Thanks for the explanation. I appreciate it. I'm just starting to learn this stuff and it's tough.

I understand that 3/4'' is normal for branches but what if you ran 3/4'' to all the individual fixtures (all the twigs)? Would this have an effect on pressure?

I also found the below story from a plumber interesting:

Funny you ask because we tested this. We had a client that was a brilliant and wealthy engineer. He designed his entire house with oversized lines to every fixture 3/4″ which were fed from 1 1/4″ copper mains. He wanted 1/2″ NPT × 1/2″ compression stops so we could maintain 1/2″ as long as possible before we had to change to 3/8″ to hook up to his brizo and delta faucets. Which was a major pain if I might add.

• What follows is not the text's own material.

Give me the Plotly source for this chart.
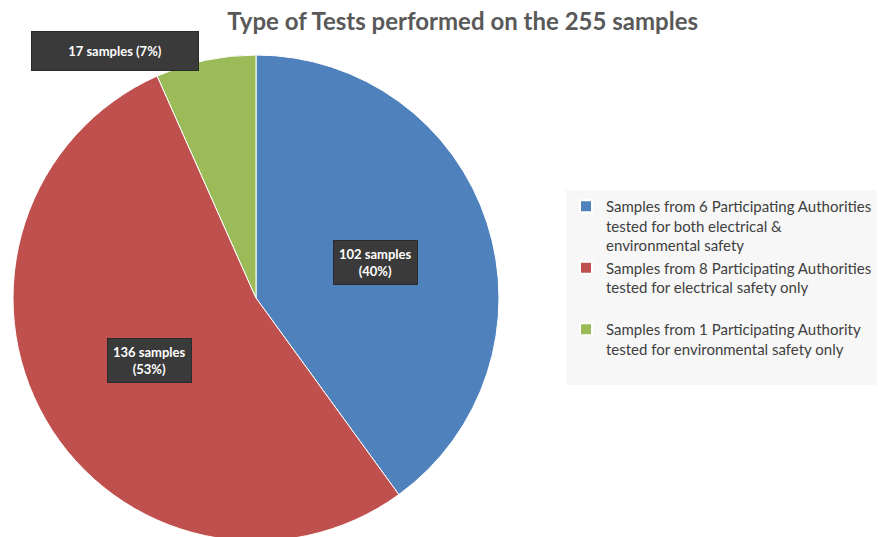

Here is what and how we tested… the master bathroom had double vanities so this was the most controlled area for testing. Both fixtures had branch lines in 3/4″ copper off the 1 1/4″ mains. We plumbed one side how he wanted it done and one side with 1/2″ copper stub outs. From the test side a normal 1/2″ compression x 3/8″ compression stop. From the stop we ran the normal 3/8″ poly line to the faucet.

We hooked up our side how standard plumbing is installed. His side how he wanted. We did flow tests on both the 3 hole spread faucets. We timed and recorded the amount of water from both sides. Let me mention that we figured out the tests would be the same because lav faucets are regulated for flow rate. For some reason the extra volume decreased flow rate on the side we plumbed as the guy designed. It was surprising enough that we cleaned both faucets out and swapped the valves. This gave us the same results… Lower flow rate on his designed side. So for whatever reason larger pipes in this situation lowered flow rate on faucets designed for 2.2 gallons per minute.

He was on municipal water with a 1″ meter and we had almost 80psi before the meter.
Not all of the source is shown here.